> _Brief_
Leave out the pictures and repeat the data exactly.

> _Supplied material_

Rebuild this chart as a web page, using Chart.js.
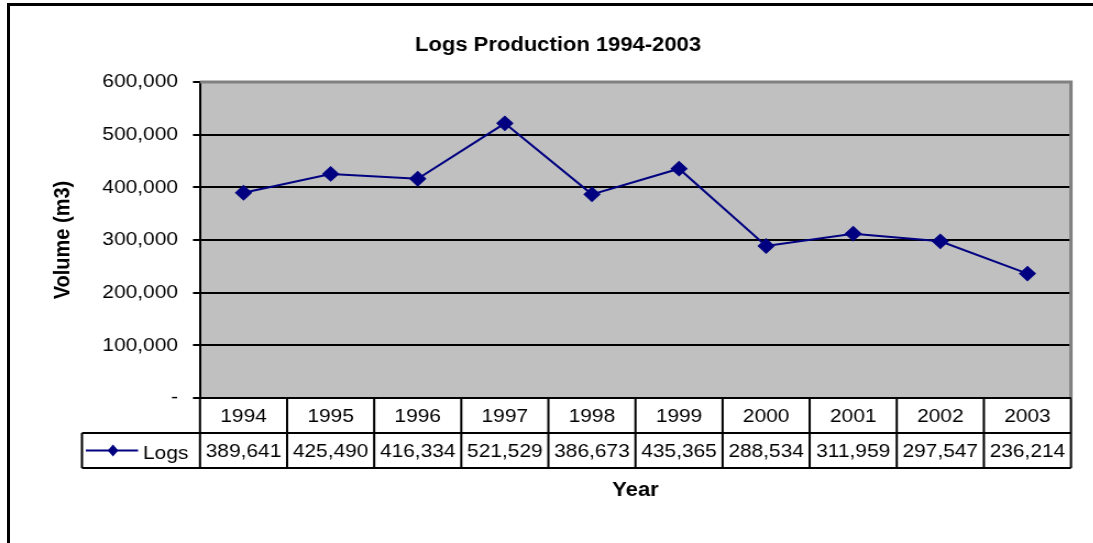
<!DOCTYPE html>
<html>
<head>
<meta charset="utf-8">
<script src="https://cdn.jsdelivr.net/npm/chart.js@4/dist/chart.umd.min.js"></script>
<style>
  body { margin: 0; background: #fff; overflow: hidden; }
  #frame { position: absolute; left: 7px; top: 3px; width: 1200px; height: 700px; border: 3px solid #000; box-sizing: border-box; }
  /* the source picture is a little wider than tall, so stretch the canvas sideways */
  #chart { position: absolute; left: 0; top: 0; transform: scaleX(1.1); transform-origin: 0 0; }
</style>
</head>
<body>
<div id="frame"></div>
<canvas id="chart" width="994" height="543"></canvas>
<script>
const years = ['1994', '1995', '1996', '1997', '1998', '1999', '2000', '2001', '2002', '2003'];
const logs = [389641, 425490, 416334, 521529, 386673, 435365, 288534, 311959, 297547, 236214];
const yTicks = [0, 100000, 200000, 300000, 400000, 500000, 600000];

const FONT = 'Liberation Sans, Arial, sans-serif';
const NAVY = '#000080';

function fmt(v) {
  return v === 0 ? '-' : v.toLocaleString('en-US');
}

//Plot area background and grey frame
const plotArea = {
  id: 'plotArea',
  beforeDraw(chart) {
    const { ctx, chartArea: a } = chart;
    ctx.save();
    ctx.fillStyle = '#c0c0c0';
    ctx.fillRect(a.left, a.top, a.right - a.left, a.bottom - a.top);
    ctx.restore();
  },
  beforeDatasetsDraw(chart) {
    const { ctx, chartArea: a } = chart;
    ctx.save();
    ctx.strokeStyle = '#808080';
    ctx.lineWidth = 3;
    ctx.beginPath();
    ctx.moveTo(a.left, a.top);
    ctx.lineTo(a.right, a.top);
    ctx.lineTo(a.right, a.bottom);
    ctx.stroke();
    ctx.restore();
  }
};

//Data table under the plot
const dataTable = {
  id: 'dataTable',
  afterDraw(chart) {
    const { ctx, chartArea: a } = chart;
    const x = chart.scales.x;
    const rowH = 35;
    const top = a.bottom;
    const legendLeft = 74.5;
    const colW = (a.right - a.left) / years.length;
    ctx.save();
    ctx.strokeStyle = '#000';
    ctx.lineWidth = 2;
    ctx.beginPath();
    ctx.moveTo(a.left, top); ctx.lineTo(a.right, top);
    ctx.moveTo(legendLeft, top + rowH); ctx.lineTo(a.right, top + rowH);
    ctx.moveTo(legendLeft, top + 2 * rowH); ctx.lineTo(a.right, top + 2 * rowH);
    ctx.moveTo(legendLeft, top + rowH); ctx.lineTo(legendLeft, top + 2 * rowH);
    for (let i = 0; i <= years.length; i++) {
      const cx = a.left + i * colW;
      ctx.moveTo(cx, top); ctx.lineTo(cx, top + 2 * rowH);
    }
    ctx.stroke();

    ctx.fillStyle = '#000';
    ctx.font = '19px ' + FONT;
    ctx.textAlign = 'center';
    ctx.textBaseline = 'middle';
    years.forEach((y, i) => {
      const cx = x.getPixelForValue(i);
      ctx.fillText(y, cx, top + rowH / 2 + 1);
      ctx.fillText(fmt(logs[i]), cx, top + rowH * 1.5 + 1);
    });

    //legend key
    const ly = top + rowH * 1.5;
    ctx.strokeStyle = NAVY;
    ctx.beginPath();
    ctx.moveTo(78, ly); ctx.lineTo(125.5, ly);
    ctx.stroke();
    ctx.fillStyle = NAVY;
    ctx.beginPath();
    ctx.moveTo(102.7, ly - 6); ctx.lineTo(107.5, ly); ctx.lineTo(102.7, ly + 6); ctx.lineTo(97.9, ly);
    ctx.closePath();
    ctx.fill();
    ctx.fillStyle = '#000';
    ctx.textAlign = 'left';
    ctx.fillText('Logs', 130, ly + 3);
    ctx.restore();
  }
};

new Chart(document.getElementById('chart'), {
  type: 'line',
  data: {
    labels: years,
    datasets: [{
      label: 'Logs',
      data: logs,
      borderColor: NAVY,
      backgroundColor: NAVY,
      borderWidth: 2,
      pointStyle: 'rectRot',
      pointRadius: 6.5,
      pointHoverRadius: 6.5,
      tension: 0
    }]
  },
  plugins: [plotArea, dataTable],
  options: {
    responsive: false,
    animation: false,
    layout: { padding: { top: 0, right: 20.4, bottom: 0, left: 41 } },
    plugins: {
      legend: { display: false },
      tooltip: { enabled: false },
      title: {
        display: true,
        text: 'Logs Production 1994-2003',
        color: '#000',
        font: { family: FONT, size: 20, weight: 'bold' },
        padding: { top: 33, bottom: 25 }
      }
    },
    scales: {
      x: {
        offset: true,
        grid: { display: false },
        border: { display: false },
        ticks: { display: false },
        title: {
          display: true,
          text: 'Year',
          color: '#000',
          font: { family: FONT, size: 20, weight: 'bold' },
          padding: { top: 0, bottom: 41 }
        },
        afterFit(s) { s.height = 145; }
      },
      y: {
        min: 0,
        max: 600000,
        afterBuildTicks(s) { s.ticks = yTicks.map(v => ({ value: v })); },
        grid: { color: '#000', lineWidth: 2, tickLength: 6.4 },
        border: { color: '#000', width: 2 },
        ticks: {
          color: '#000',
          padding: 13.6,
          font: { family: FONT, size: 19 },
          callback: v => fmt(v)
        },
        title: {
          display: true,
          text: 'Volume (m3)',
          color: '#000',
          font: { family: FONT, size: 20, weight: 'bold' },
          padding: { top: 4, bottom: 0 }
        },
        afterFit(s) { s.width = 140.8; }
      }
    }
  }
});
</script>
</body>
</html>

> _Answer in full_
Rebuild this chart as a web page, using Chart.js.
<!DOCTYPE html>
<html>
<head>
<meta charset="utf-8">
<script src="https://cdn.jsdelivr.net/npm/chart.js@4/dist/chart.umd.min.js"></script>
<style>
  body { margin: 0; background: #fff; overflow: hidden; }
  #frame { position: absolute; left: 7px; top: 3px; width: 1200px; height: 700px; border: 3px solid #000; box-sizing: border-box; }
  /* the source picture is a little wider than tall, so stretch the canvas sideways */
  #chart { position: absolute; left: 0; top: 0; transform: scaleX(1.1); transform-origin: 0 0; }
</style>
</head>
<body>
<div id="frame"></div>
<canvas id="chart" width="994" height="543"></canvas>
<script>
const years = ['1994', '1995', '1996', '1997', '1998', '1999', '2000', '2001', '2002', '2003'];
const logs = [389641, 425490, 416334, 521529, 386673, 435365, 288534, 311959, 297547, 236214];
const yTicks = [0, 100000, 200000, 300000, 400000, 500000, 600000];

const FONT = 'Liberation Sans, Arial, sans-serif';
const NAVY = '#000080';

function fmt(v) {
  return v === 0 ? '-' : v.toLocaleString('en-US');
}

//Plot area background and grey frame
const plotArea = {
  id: 'plotArea',
  beforeDraw(chart) {
    const { ctx, chartArea: a } = chart;
    ctx.save();
    ctx.fillStyle = '#c0c0c0';
    ctx.fillRect(a.left, a.top, a.right - a.left, a.bottom - a.top);
    ctx.restore();
  },
  beforeDatasetsDraw(chart) {
    const { ctx, chartArea: a } = chart;
    ctx.save();
    ctx.strokeStyle = '#808080';
    ctx.lineWidth = 3;
    ctx.beginPath();
    ctx.moveTo(a.left, a.top);
    ctx.lineTo(a.right, a.top);
    ctx.lineTo(a.right, a.bottom);
    ctx.stroke();
    ctx.restore();
  }
};

//Data table under the plot
const dataTable = {
  id: 'dataTable',
  afterDraw(chart) {
    const { ctx, chartArea: a } = chart;
    const x = chart.scales.x;
    const rowH = 35;
    const top = a.bottom;
    const legendLeft = 74.5;
    const colW = (a.right - a.left) / years.length;
    ctx.save();
    ctx.strokeStyle = '#000';
    ctx.lineWidth = 2;
    ctx.beginPath();
    ctx.moveTo(a.left, top); ctx.lineTo(a.right, top);
    ctx.moveTo(legendLeft, top + rowH); ctx.lineTo(a.right, top + rowH);
    ctx.moveTo(legendLeft, top + 2 * rowH); ctx.lineTo(a.right, top + 2 * rowH);
    ctx.moveTo(legendLeft, top + rowH); ctx.lineTo(legendLeft, top + 2 * rowH);
    for (let i = 0; i <= years.length; i++) {
      const cx = a.left + i * colW;
      ctx.moveTo(cx, top); ctx.lineTo(cx, top + 2 * rowH);
    }
    ctx.stroke();

    ctx.fillStyle = '#000';
    ctx.font = '19px ' + FONT;
    ctx.textAlign = 'center';
    ctx.textBaseline = 'middle';
    years.forEach((y, i) => {
      const cx = x.getPixelForValue(i);
      ctx.fillText(y, cx, top + rowH / 2 + 1);
      ctx.fillText(fmt(logs[i]), cx, top + rowH * 1.5 + 1);
    });

    //legend key
    const ly = top + rowH * 1.5;
    ctx.strokeStyle = NAVY;
    ctx.beginPath();
    ctx.moveTo(78, ly); ctx.lineTo(125.5, ly);
    ctx.stroke();
    ctx.fillStyle = NAVY;
    ctx.beginPath();
    ctx.moveTo(102.7, ly - 6); ctx.lineTo(107.5, ly); ctx.lineTo(102.7, ly + 6); ctx.lineTo(97.9, ly);
    ctx.closePath();
    ctx.fill();
    ctx.fillStyle = '#000';
    ctx.textAlign = 'left';
    ctx.fillText('Logs', 130, ly + 3);
    ctx.restore();
  }
};

new Chart(document.getElementById('chart'), {
  type: 'line',
  data: {
    labels: years,
    datasets: [{
      label: 'Logs',
      data: logs,
      borderColor: NAVY,
      backgroundColor: NAVY,
      borderWidth: 2,
      pointStyle: 'rectRot',
      pointRadius: 6.5,
      pointHoverRadius: 6.5,
      tension: 0
    }]
  },
  plugins: [plotArea, dataTable],
  options: {
    responsive: false,
    animation: false,
    layout: { padding: { top: 0, right: 20.4, bottom: 0, left: 41 } },
    plugins: {
      legend: { display: false },
      tooltip: { enabled: false },
      title: {
        display: true,
        text: 'Logs Production 1994-2003',
        color: '#000',
        font: { family: FONT, size: 20, weight: 'bold' },
        padding: { top: 33, bottom: 25 }
      }
    },
    scales: {
      x: {
        offset: true,
        grid: { display: false },
        border: { display: false },
        ticks: { display: false },
        title: {
          display: true,
          text: 'Year',
          color: '#000',
          font: { family: FONT, size: 20, weight: 'bold' },
          padding: { top: 0, bottom: 41 }
        },
        afterFit(s) { s.height = 145; }
      },
      y: {
        min: 0,
        max: 600000,
        afterBuildTicks(s) { s.ticks = yTicks.map(v => ({ value: v })); },
        grid: { color: '#000', lineWidth: 2, tickLength: 6.4 },
        border: { color: '#000', width: 2 },
        ticks: {
          color: '#000',
          padding: 13.6,
          font: { family: FONT, size: 19 },
          callback: v => fmt(v)
        },
        title: {
          display: true,
          text: 'Volume (m3)',
          color: '#000',
          font: { family: FONT, size: 20, weight: 'bold' },
          padding: { top: 4, bottom: 0 }
        },
        afterFit(s) { s.width = 140.8; }
      }
    }
  }
});
</script>
</body>
</html>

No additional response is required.